### WORK REQUIRED
Exactly as written, write out the lines below from the first to the one containing "ax.set_axisbelow(True)", inclusive. Pictures do not belong in the copy.

### COLLECTED DATA
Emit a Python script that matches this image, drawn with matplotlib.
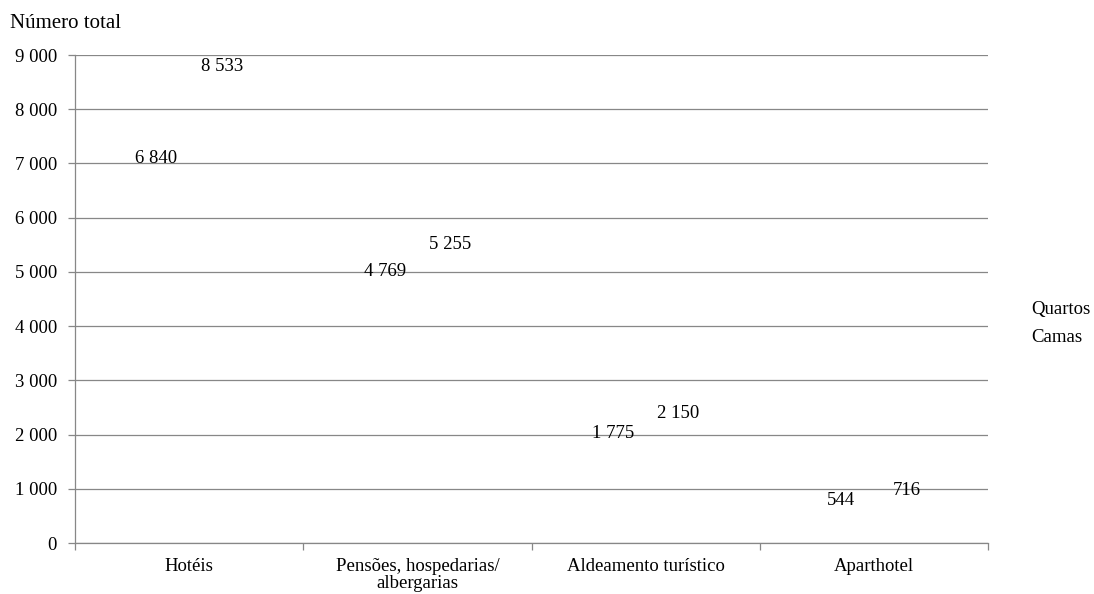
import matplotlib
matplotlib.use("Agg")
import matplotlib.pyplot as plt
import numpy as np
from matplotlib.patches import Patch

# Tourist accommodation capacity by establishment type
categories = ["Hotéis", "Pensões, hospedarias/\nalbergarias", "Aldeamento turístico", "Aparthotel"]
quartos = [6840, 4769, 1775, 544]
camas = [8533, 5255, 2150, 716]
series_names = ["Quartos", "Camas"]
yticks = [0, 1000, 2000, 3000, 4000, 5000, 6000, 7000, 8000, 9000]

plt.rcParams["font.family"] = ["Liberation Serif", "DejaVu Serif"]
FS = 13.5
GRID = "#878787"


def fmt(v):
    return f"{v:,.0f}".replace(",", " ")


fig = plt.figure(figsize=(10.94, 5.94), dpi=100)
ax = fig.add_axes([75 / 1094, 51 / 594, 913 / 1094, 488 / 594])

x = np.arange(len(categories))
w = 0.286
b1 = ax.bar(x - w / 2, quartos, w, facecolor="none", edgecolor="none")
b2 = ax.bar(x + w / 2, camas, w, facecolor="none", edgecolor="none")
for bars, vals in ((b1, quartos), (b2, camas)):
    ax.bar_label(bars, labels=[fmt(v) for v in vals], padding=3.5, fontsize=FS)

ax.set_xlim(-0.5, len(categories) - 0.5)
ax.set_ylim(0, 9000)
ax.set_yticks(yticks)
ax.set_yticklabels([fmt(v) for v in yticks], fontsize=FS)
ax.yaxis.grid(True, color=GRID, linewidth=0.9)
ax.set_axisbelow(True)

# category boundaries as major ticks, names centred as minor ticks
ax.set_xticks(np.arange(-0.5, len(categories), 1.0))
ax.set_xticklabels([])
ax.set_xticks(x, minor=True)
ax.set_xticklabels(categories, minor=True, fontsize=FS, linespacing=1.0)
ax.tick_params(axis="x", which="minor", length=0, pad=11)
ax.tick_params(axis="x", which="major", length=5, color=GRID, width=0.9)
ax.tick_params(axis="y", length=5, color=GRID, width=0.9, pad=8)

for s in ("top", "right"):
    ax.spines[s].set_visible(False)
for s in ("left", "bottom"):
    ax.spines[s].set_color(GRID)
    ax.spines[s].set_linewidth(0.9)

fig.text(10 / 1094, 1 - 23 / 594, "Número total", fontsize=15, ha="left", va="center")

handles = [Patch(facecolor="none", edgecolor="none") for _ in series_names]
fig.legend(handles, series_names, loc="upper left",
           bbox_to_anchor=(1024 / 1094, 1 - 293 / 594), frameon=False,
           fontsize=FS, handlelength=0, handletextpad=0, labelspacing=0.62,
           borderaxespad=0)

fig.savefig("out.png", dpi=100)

### RESPONSE TO THE EXERCISE
Emit a Python script that matches this image, drawn with matplotlib.
import matplotlib
matplotlib.use("Agg")
import matplotlib.pyplot as plt
import numpy as np
from matplotlib.patches import Patch

# Tourist accommodation capacity by establishment type
categories = ["Hotéis", "Pensões, hospedarias/\nalbergarias", "Aldeamento turístico", "Aparthotel"]
quartos = [6840, 4769, 1775, 544]
camas = [8533, 5255, 2150, 716]
series_names = ["Quartos", "Camas"]
yticks = [0, 1000, 2000, 3000, 4000, 5000, 6000, 7000, 8000, 9000]

plt.rcParams["font.family"] = ["Liberation Serif", "DejaVu Serif"]
FS = 13.5
GRID = "#878787"


def fmt(v):
    return f"{v:,.0f}".replace(",", " ")


fig = plt.figure(figsize=(10.94, 5.94), dpi=100)
ax = fig.add_axes([75 / 1094, 51 / 594, 913 / 1094, 488 / 594])

x = np.arange(len(categories))
w = 0.286
b1 = ax.bar(x - w / 2, quartos, w, facecolor="none", edgecolor="none")
b2 = ax.bar(x + w / 2, camas, w, facecolor="none", edgecolor="none")
for bars, vals in ((b1, quartos), (b2, camas)):
    ax.bar_label(bars, labels=[fmt(v) for v in vals], padding=3.5, fontsize=FS)

ax.set_xlim(-0.5, len(categories) - 0.5)
ax.set_ylim(0, 9000)
ax.set_yticks(yticks)
ax.set_yticklabels([fmt(v) for v in yticks], fontsize=FS)
ax.yaxis.grid(True, color=GRID, linewidth=0.9)
ax.set_axisbelow(True)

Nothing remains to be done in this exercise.